11.5. The Seller shall comply with, and require its subcontractors and any person under its control to comply with Buyer’s Code of Ethics and Legal Compliance and any of its updates as published from time to time on Buyer’s corporate website (http://www.indracompany.com/en/indra/code-ethics-legal-compliance) as well as all applicable national, Norwegian, European, and international regulations concerning ethical and responsible standards of corporate behaviour, including and without being limited to those dealing with human rights, environmental protection, child labour, sustainable development and corruption.
11.6. The total value of the Order or Contract may be applied as offset credit in support of any present or future offset obligations in Seller’s country of the Buyer or the Buyer’s parent company or affiliates. Buyer shall have the right to assign, sell or otherwise transfer such credits to third parties of its choice.
11.7. If any provision of these Conditions is held by any competent authority to be invalid or unenforceable in whole or in part the validity of the other provisions of these Conditions and the remainder of the provision in question shall not be affected thereby.
11.8. Any Order or Contract issued pursuant to these Conditions shall be governed by and construed in accordance with the substantive law of the Kingdom of Norway as applied to contracts made and to be performed entirely in Norway, exclusive of any conflict-of-law rules.
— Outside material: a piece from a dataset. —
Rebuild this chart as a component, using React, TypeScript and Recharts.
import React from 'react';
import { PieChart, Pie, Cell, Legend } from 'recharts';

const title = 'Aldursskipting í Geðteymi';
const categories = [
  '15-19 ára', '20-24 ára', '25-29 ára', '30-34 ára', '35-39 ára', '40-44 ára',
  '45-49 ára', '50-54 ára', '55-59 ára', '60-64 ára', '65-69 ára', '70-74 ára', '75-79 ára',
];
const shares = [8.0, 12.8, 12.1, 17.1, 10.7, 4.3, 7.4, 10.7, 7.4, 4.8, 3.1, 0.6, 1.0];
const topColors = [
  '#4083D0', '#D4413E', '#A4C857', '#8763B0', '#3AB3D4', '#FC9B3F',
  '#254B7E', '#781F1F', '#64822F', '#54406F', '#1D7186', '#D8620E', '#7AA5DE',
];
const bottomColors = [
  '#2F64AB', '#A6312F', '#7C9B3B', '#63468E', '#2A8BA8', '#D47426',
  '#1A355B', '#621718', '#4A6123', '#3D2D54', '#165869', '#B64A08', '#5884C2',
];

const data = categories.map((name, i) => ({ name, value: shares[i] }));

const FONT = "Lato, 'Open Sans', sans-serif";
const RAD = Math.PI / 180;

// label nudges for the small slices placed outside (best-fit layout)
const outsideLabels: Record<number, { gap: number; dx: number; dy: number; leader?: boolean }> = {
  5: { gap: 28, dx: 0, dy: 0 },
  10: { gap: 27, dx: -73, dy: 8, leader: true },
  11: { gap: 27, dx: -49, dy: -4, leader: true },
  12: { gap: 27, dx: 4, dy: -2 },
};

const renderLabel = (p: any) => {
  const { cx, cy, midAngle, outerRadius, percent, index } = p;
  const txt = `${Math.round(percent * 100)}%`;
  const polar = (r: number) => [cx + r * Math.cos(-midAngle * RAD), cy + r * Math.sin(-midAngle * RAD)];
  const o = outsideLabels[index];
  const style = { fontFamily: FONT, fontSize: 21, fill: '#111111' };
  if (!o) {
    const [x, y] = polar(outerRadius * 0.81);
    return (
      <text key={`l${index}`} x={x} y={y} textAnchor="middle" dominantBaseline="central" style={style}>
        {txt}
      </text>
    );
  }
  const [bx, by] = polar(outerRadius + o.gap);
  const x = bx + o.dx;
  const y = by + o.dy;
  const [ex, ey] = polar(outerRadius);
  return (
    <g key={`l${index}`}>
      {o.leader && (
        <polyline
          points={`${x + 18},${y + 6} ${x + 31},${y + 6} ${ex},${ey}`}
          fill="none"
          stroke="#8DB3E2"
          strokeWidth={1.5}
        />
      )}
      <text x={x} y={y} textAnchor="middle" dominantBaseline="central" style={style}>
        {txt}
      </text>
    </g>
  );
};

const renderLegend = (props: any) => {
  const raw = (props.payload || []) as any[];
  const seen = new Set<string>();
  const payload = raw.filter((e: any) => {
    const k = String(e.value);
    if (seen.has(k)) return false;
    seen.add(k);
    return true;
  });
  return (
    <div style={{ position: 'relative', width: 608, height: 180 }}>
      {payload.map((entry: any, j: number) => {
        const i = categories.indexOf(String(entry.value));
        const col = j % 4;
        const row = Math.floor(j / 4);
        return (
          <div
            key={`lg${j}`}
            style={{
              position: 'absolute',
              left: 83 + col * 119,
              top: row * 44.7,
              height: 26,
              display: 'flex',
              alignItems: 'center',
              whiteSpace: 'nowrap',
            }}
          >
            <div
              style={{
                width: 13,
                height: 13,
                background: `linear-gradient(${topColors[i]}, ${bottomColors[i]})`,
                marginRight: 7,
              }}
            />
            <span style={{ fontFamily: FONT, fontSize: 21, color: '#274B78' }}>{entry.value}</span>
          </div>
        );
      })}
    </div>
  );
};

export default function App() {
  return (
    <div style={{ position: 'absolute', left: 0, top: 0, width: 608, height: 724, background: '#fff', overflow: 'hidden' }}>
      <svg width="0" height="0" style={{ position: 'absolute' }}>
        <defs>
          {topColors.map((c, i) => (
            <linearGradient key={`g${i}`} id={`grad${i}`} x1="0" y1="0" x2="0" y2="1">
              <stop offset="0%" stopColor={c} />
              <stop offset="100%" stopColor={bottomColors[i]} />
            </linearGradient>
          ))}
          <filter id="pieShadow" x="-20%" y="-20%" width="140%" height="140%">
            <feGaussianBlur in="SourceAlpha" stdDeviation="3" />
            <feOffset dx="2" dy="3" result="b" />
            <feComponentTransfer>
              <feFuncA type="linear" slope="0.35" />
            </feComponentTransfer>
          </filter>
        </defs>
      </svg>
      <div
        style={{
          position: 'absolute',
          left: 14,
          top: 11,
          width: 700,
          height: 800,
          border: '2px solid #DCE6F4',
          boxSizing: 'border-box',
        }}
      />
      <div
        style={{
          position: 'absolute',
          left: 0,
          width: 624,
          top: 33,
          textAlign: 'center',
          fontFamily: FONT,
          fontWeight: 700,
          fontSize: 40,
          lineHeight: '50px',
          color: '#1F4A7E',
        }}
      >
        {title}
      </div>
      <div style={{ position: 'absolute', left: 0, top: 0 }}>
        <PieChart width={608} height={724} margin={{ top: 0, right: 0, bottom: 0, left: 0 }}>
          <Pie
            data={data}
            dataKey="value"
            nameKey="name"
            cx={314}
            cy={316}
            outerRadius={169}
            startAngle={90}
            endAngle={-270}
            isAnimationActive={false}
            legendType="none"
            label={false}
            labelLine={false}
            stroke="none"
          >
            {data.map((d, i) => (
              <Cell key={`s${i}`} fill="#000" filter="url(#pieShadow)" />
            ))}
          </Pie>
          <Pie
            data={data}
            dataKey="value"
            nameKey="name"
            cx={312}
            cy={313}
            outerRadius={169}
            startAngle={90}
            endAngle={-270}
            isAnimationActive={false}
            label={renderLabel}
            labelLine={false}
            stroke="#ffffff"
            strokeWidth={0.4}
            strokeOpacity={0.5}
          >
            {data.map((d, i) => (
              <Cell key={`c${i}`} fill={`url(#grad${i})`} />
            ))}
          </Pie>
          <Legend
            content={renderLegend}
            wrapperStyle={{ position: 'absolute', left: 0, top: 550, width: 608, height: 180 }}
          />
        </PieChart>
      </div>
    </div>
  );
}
It is the intent of the Parties to amicably settle all disputes related to such Order or Contract by conference and negotiation in good faith. Any dispute or differences arising between the Parties arising from such Order or Contract which cannot be settled amicably between the Parties shall be referred to the Arbitration Institute of the Oslo Chamber of Commerce for binding arbitration according to the Rules of said Institute.